■ **EXERCISE DIRECTIONS**: Reproduce the lines of the material exactly, excluding every image.

----

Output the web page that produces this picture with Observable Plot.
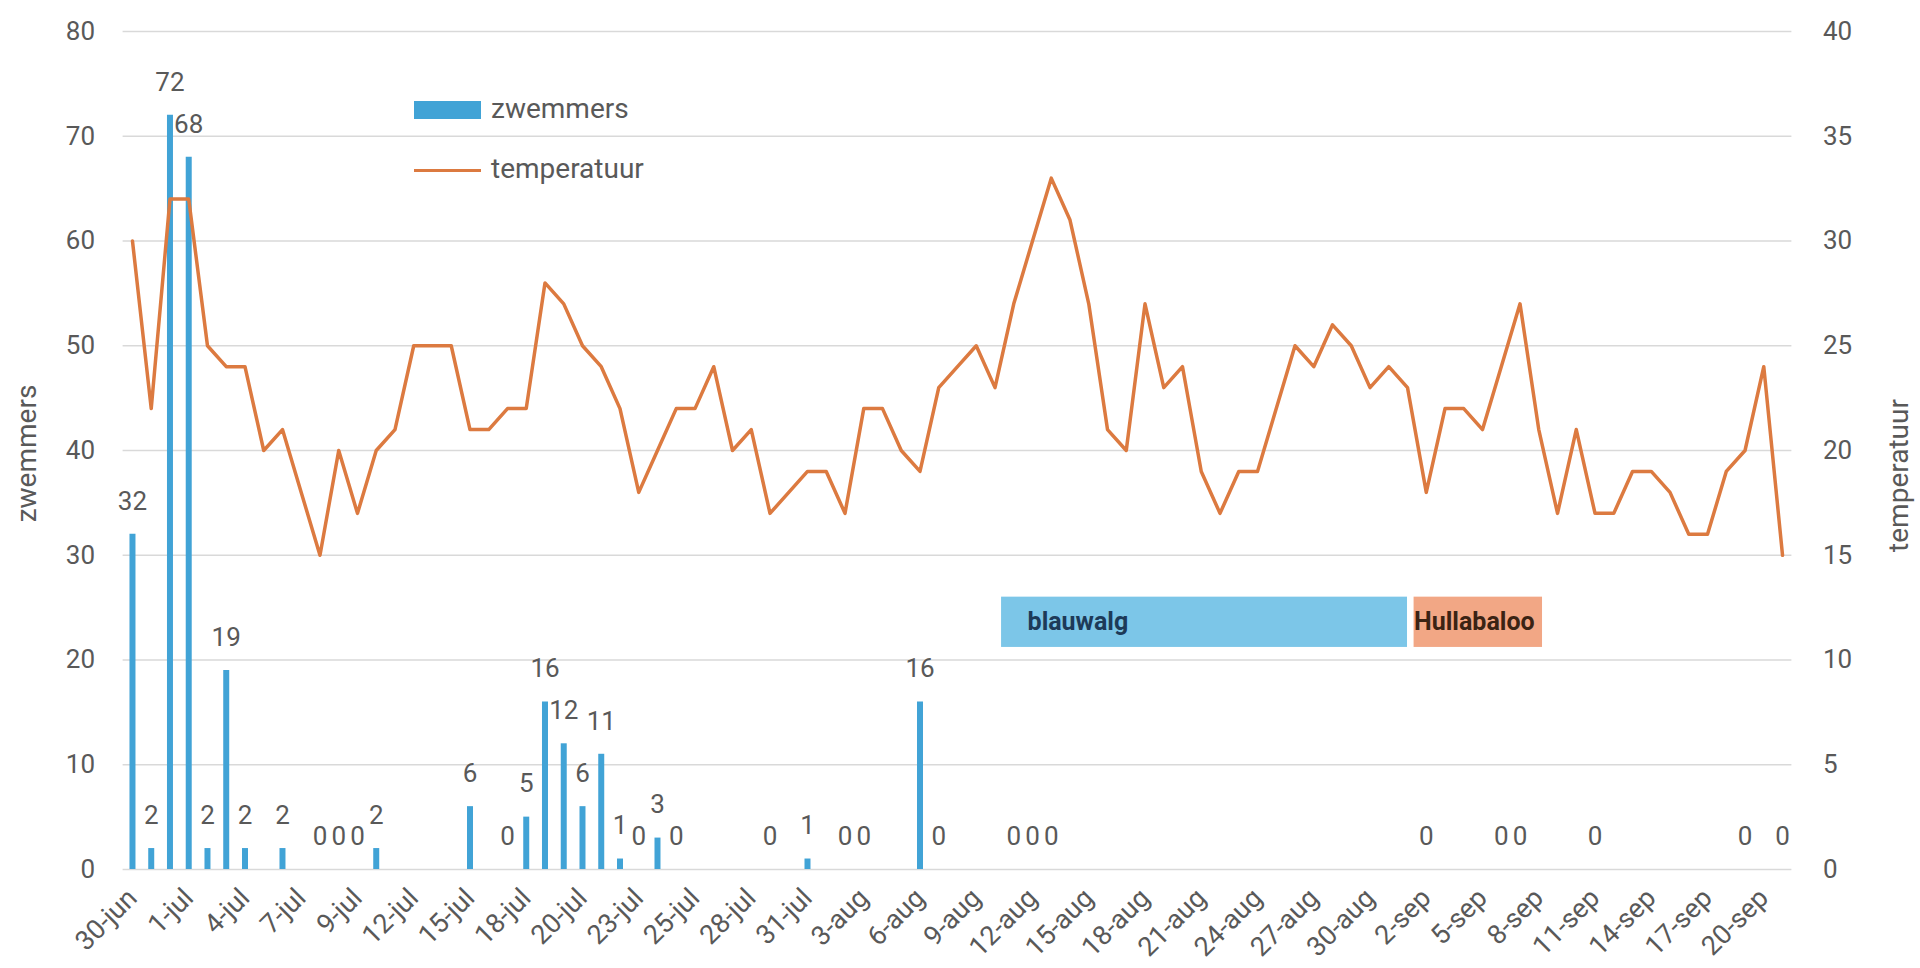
<!DOCTYPE html>
<html>
<head>
<meta charset="utf-8">
<script src="https://cdn.jsdelivr.net/npm/d3@7"></script>
<script src="https://cdn.jsdelivr.net/npm/@observablehq/plot@0.6"></script>
<style>
  html, body { margin: 0; padding: 0; background: #fff; }
  #wrap { position: relative; width: 1920px; height: 968px; overflow: hidden; font-family: Roboto, sans-serif; }
  .lg-swatch { position: absolute; }
  .lg-text { position: absolute; font-size: 28px; color: #595959; line-height: 1; }
</style>
</head>
<body>
<div id="wrap"></div>
<script>
// ---- data ----
// one entry per measurement day (category); null = no swimmer count shown
const zwemmers = [
  32, 2, 72, 68, 2, 19, 2, null, 2, null,
  0, 0, 0, 2, null, null, null, null, 6, null,
  0, 5, 16, 12, 6, 11, 1, 0, 3, 0,
  null, null, null, null, 0, null, 1, null, 0, 0,
  null, null, 16, 0, null, null, null, 0, 0, 0,
  null, null, null, null, null, null, null, null, null, null,
  null, null, null, null, null, null, null, null, null, 0,
  null, null, null, 0, 0, null, null, null, 0, null,
  null, null, null, null, null, null, 0, null, 0
];
const temperatuur = [
  30, 22, 32, 32, 25, 24, 24, 20, 21, 18,
  15, 20, 17, 20, 21, 25, 25, 25, 21, 21,
  22, 22, 28, 27, 25, 24, 22, 18, 20, 22,
  22, 24, 20, 21, 17, 18, 19, 19, 17, 22,
  22, 20, 19, 23, 24, 25, 23, 27, 30, 33,
  31, 27, 21, 20, 27, 23, 24, 19, 17, 19,
  19, 22, 25, 24, 26, 25, 23, 24, 23, 18,
  22, 22, 21, 24, 27, 21, 17, 21, 17, 17,
  19, 19, 18, 16, 16, 19, 20, 24, 15
];
// tick labels, one for every third category
const dagLabels = [
  "30-jun", "1-jul", "4-jul", "7-jul", "9-jul", "12-jul", "15-jul", "18-jul",
  "20-jul", "23-jul", "25-jul", "28-jul", "31-jul", "3-aug", "6-aug", "9-aug",
  "12-aug", "15-aug", "18-aug", "21-aug", "24-aug", "27-aug", "30-aug", "2-sep",
  "5-sep", "8-sep", "11-sep", "14-sep", "17-sep", "20-sep"
];
const zwemTicks = [0, 10, 20, 30, 40, 50, 60, 70, 80];
// periods (in category units) and the swimmer-axis band they are drawn in
const periodeNamen = ["blauwalg", "Hullabaloo"];
const periodeStart = [46.35, 68.35];
const periodeEind = [68.0, 75.2];
const periodeLaag = [21.2, 21.2];
const periodeHoog = [26.0, 26.0];

// ---- build ----
const N = temperatuur.length;
const rows = d3.range(N).map(i => ({i, zw: zwemmers[i], temp: temperatuur[i]}));
const barRows = rows.filter(d => d.zw != null);
const periodes = periodeNamen.map((naam, k) => ({
  naam, k, start: periodeStart[k], eind: periodeEind[k], laag: periodeLaag[k], hoog: periodeHoog[k]
}));

const BLUE = "#41a3d6";
const ORANGE = "#dc7a40";
const GREY = "#595959";

const chart = Plot.plot({
  width: 1920,
  height: 968,
  marginLeft: 122.6,
  marginRight: 128.6,
  marginTop: 31,
  marginBottom: 99,
  x: {domain: [-0.5, N - 0.5]},
  y: {domain: [0, 80]},
  style: {fontFamily: "Roboto, sans-serif", color: GREY, background: "white", overflow: "visible"},
  marks: [
    Plot.ruleY(zwemTicks, {stroke: "#d9d9d9", strokeWidth: 1.6}),
    Plot.rect(periodes, {
      x1: "start", x2: "eind", y1: "laag", y2: "hoog",
      fill: d => d.k === 0 ? "#7cc6e8" : "#f2a785"
    }),
    Plot.text(periodes.filter(d => d.k === 0), {
      x: "start", y: d => (d.laag + d.hoog) / 2, text: "naam",
      textAnchor: "start", dx: 26, fontWeight: "bold", fontSize: 25, fill: "#1d3a58"
    }),
    Plot.text(periodes.filter(d => d.k === 1), {
      x: "start", y: d => (d.laag + d.hoog) / 2, text: "naam",
      textAnchor: "start", dx: 0, fontWeight: "bold", fontSize: 25, fill: "#3b2314"
    }),
    Plot.ruleX(barRows, {x: "i", y1: 0, y2: "zw", stroke: BLUE, strokeWidth: 6}),
    Plot.line(rows, {x: "i", y: d => d.temp * 2, stroke: ORANGE, strokeWidth: 3.5, strokeLinejoin: "round"}),
    Plot.text(barRows, {x: "i", y: "zw", text: d => String(d.zw), dy: -33, fontSize: 26, fill: GREY}),
    Plot.axisY({ticks: zwemTicks, tickSize: 0, tickPadding: 28, fontSize: 26, label: null}),
    Plot.axisY({anchor: "right", ticks: zwemTicks, tickFormat: d => String(d / 2), tickSize: 0, tickPadding: 31, fontSize: 26, label: null}),
    Plot.axisX({
      ticks: d3.range(0, N - 1, 3), tickFormat: i => dagLabels[i / 3],
      tickRotate: -45, tickSize: 0, tickPadding: 24, fontSize: 27, label: null
    }),
    Plot.text(["zwemmers"], {frameAnchor: "left", dx: -96, dy: 3, rotate: -90, textAnchor: "middle", fontSize: 28, fill: GREY}),
    Plot.text(["temperatuur"], {frameAnchor: "right", dx: 107, dy: 25, rotate: -90, textAnchor: "middle", fontSize: 28, fill: GREY})
  ]
});

const wrap = document.getElementById("wrap");
wrap.appendChild(chart);

// legend (inside the plot area, upper left)
const legend = [
  {naam: "zwemmers", kind: "bar"},
  {naam: "temperatuur", kind: "line"}
];
legend.forEach((l, k) => {
  const cy = 110 + k * 60;
  const sw = document.createElement("div");
  sw.className = "lg-swatch";
  sw.style.left = "414px";
  sw.style.width = "67px";
  if (l.kind === "bar") {
    sw.style.top = (cy - 9) + "px"; sw.style.height = "18px"; sw.style.background = BLUE;
  } else {
    sw.style.top = (cy - 1.5) + "px"; sw.style.height = "3px"; sw.style.background = ORANGE;
  }
  wrap.appendChild(sw);
  const tx = document.createElement("div");
  tx.className = "lg-text";
  tx.textContent = l.naam;
  tx.style.left = "491px";
  tx.style.top = (cy - 15) + "px";
  wrap.appendChild(tx);
});
</script>
</body>
</html>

----

■ **WRITTEN RESPONSE**:
Output the web page that produces this picture with Observable Plot.
<!DOCTYPE html>
<html>
<head>
<meta charset="utf-8">
<script src="https://cdn.jsdelivr.net/npm/d3@7"></script>
<script src="https://cdn.jsdelivr.net/npm/@observablehq/plot@0.6"></script>
<style>
  html, body { margin: 0; padding: 0; background: #fff; }
  #wrap { position: relative; width: 1920px; height: 968px; overflow: hidden; font-family: Roboto, sans-serif; }
  .lg-swatch { position: absolute; }
  .lg-text { position: absolute; font-size: 28px; color: #595959; line-height: 1; }
</style>
</head>
<body>
<div id="wrap"></div>
<script>
// ---- data ----
// one entry per measurement day (category); null = no swimmer count shown
const zwemmers = [
  32, 2, 72, 68, 2, 19, 2, null, 2, null,
  0, 0, 0, 2, null, null, null, null, 6, null,
  0, 5, 16, 12, 6, 11, 1, 0, 3, 0,
  null, null, null, null, 0, null, 1, null, 0, 0,
  null, null, 16, 0, null, null, null, 0, 0, 0,
  null, null, null, null, null, null, null, null, null, null,
  null, null, null, null, null, null, null, null, null, 0,
  null, null, null, 0, 0, null, null, null, 0, null,
  null, null, null, null, null, null, 0, null, 0
];
const temperatuur = [
  30, 22, 32, 32, 25, 24, 24, 20, 21, 18,
  15, 20, 17, 20, 21, 25, 25, 25, 21, 21,
  22, 22, 28, 27, 25, 24, 22, 18, 20, 22,
  22, 24, 20, 21, 17, 18, 19, 19, 17, 22,
  22, 20, 19, 23, 24, 25, 23, 27, 30, 33,
  31, 27, 21, 20, 27, 23, 24, 19, 17, 19,
  19, 22, 25, 24, 26, 25, 23, 24, 23, 18,
  22, 22, 21, 24, 27, 21, 17, 21, 17, 17,
  19, 19, 18, 16, 16, 19, 20, 24, 15
];
// tick labels, one for every third category
const dagLabels = [
  "30-jun", "1-jul", "4-jul", "7-jul", "9-jul", "12-jul", "15-jul", "18-jul",
  "20-jul", "23-jul", "25-jul", "28-jul", "31-jul", "3-aug", "6-aug", "9-aug",
  "12-aug", "15-aug", "18-aug", "21-aug", "24-aug", "27-aug", "30-aug", "2-sep",
  "5-sep", "8-sep", "11-sep", "14-sep", "17-sep", "20-sep"
];
const zwemTicks = [0, 10, 20, 30, 40, 50, 60, 70, 80];
// periods (in category units) and the swimmer-axis band they are drawn in
const periodeNamen = ["blauwalg", "Hullabaloo"];
const periodeStart = [46.35, 68.35];
const periodeEind = [68.0, 75.2];
const periodeLaag = [21.2, 21.2];
const periodeHoog = [26.0, 26.0];

// ---- build ----
const N = temperatuur.length;
const rows = d3.range(N).map(i => ({i, zw: zwemmers[i], temp: temperatuur[i]}));
const barRows = rows.filter(d => d.zw != null);
const periodes = periodeNamen.map((naam, k) => ({
  naam, k, start: periodeStart[k], eind: periodeEind[k], laag: periodeLaag[k], hoog: periodeHoog[k]
}));

const BLUE = "#41a3d6";
const ORANGE = "#dc7a40";
const GREY = "#595959";

const chart = Plot.plot({
  width: 1920,
  height: 968,
  marginLeft: 122.6,
  marginRight: 128.6,
  marginTop: 31,
  marginBottom: 99,
  x: {domain: [-0.5, N - 0.5]},
  y: {domain: [0, 80]},
  style: {fontFamily: "Roboto, sans-serif", color: GREY, background: "white", overflow: "visible"},
  marks: [
    Plot.ruleY(zwemTicks, {stroke: "#d9d9d9", strokeWidth: 1.6}),
    Plot.rect(periodes, {
      x1: "start", x2: "eind", y1: "laag", y2: "hoog",
      fill: d => d.k === 0 ? "#7cc6e8" : "#f2a785"
    }),
    Plot.text(periodes.filter(d => d.k === 0), {
      x: "start", y: d => (d.laag + d.hoog) / 2, text: "naam",
      textAnchor: "start", dx: 26, fontWeight: "bold", fontSize: 25, fill: "#1d3a58"
    }),
    Plot.text(periodes.filter(d => d.k === 1), {
      x: "start", y: d => (d.laag + d.hoog) / 2, text: "naam",
      textAnchor: "start", dx: 0, fontWeight: "bold", fontSize: 25, fill: "#3b2314"
    }),
    Plot.ruleX(barRows, {x: "i", y1: 0, y2: "zw", stroke: BLUE, strokeWidth: 6}),
    Plot.line(rows, {x: "i", y: d => d.temp * 2, stroke: ORANGE, strokeWidth: 3.5, strokeLinejoin: "round"}),
    Plot.text(barRows, {x: "i", y: "zw", text: d => String(d.zw), dy: -33, fontSize: 26, fill: GREY}),
    Plot.axisY({ticks: zwemTicks, tickSize: 0, tickPadding: 28, fontSize: 26, label: null}),
    Plot.axisY({anchor: "right", ticks: zwemTicks, tickFormat: d => String(d / 2), tickSize: 0, tickPadding: 31, fontSize: 26, label: null}),
    Plot.axisX({
      ticks: d3.range(0, N - 1, 3), tickFormat: i => dagLabels[i / 3],
      tickRotate: -45, tickSize: 0, tickPadding: 24, fontSize: 27, label: null
    }),
    Plot.text(["zwemmers"], {frameAnchor: "left", dx: -96, dy: 3, rotate: -90, textAnchor: "middle", fontSize: 28, fill: GREY}),
    Plot.text(["temperatuur"], {frameAnchor: "right", dx: 107, dy: 25, rotate: -90, textAnchor: "middle", fontSize: 28, fill: GREY})
  ]
});

const wrap = document.getElementById("wrap");
wrap.appendChild(chart);

// legend (inside the plot area, upper left)
const legend = [
  {naam: "zwemmers", kind: "bar"},
  {naam: "temperatuur", kind: "line"}
];
legend.forEach((l, k) => {
  const cy = 110 + k * 60;
  const sw = document.createElement("div");
  sw.className = "lg-swatch";
  sw.style.left = "414px";
  sw.style.width = "67px";
  if (l.kind === "bar") {
    sw.style.top = (cy - 9) + "px"; sw.style.height = "18px"; sw.style.background = BLUE;
  } else {
    sw.style.top = (cy - 1.5) + "px"; sw.style.height = "3px"; sw.style.background = ORANGE;
  }
  wrap.appendChild(sw);
  const tx = document.createElement("div");
  tx.className = "lg-text";
  tx.textContent = l.naam;
  tx.style.left = "491px";
  tx.style.top = (cy - 15) + "px";
  wrap.appendChild(tx);
});
</script>
</body>
</html>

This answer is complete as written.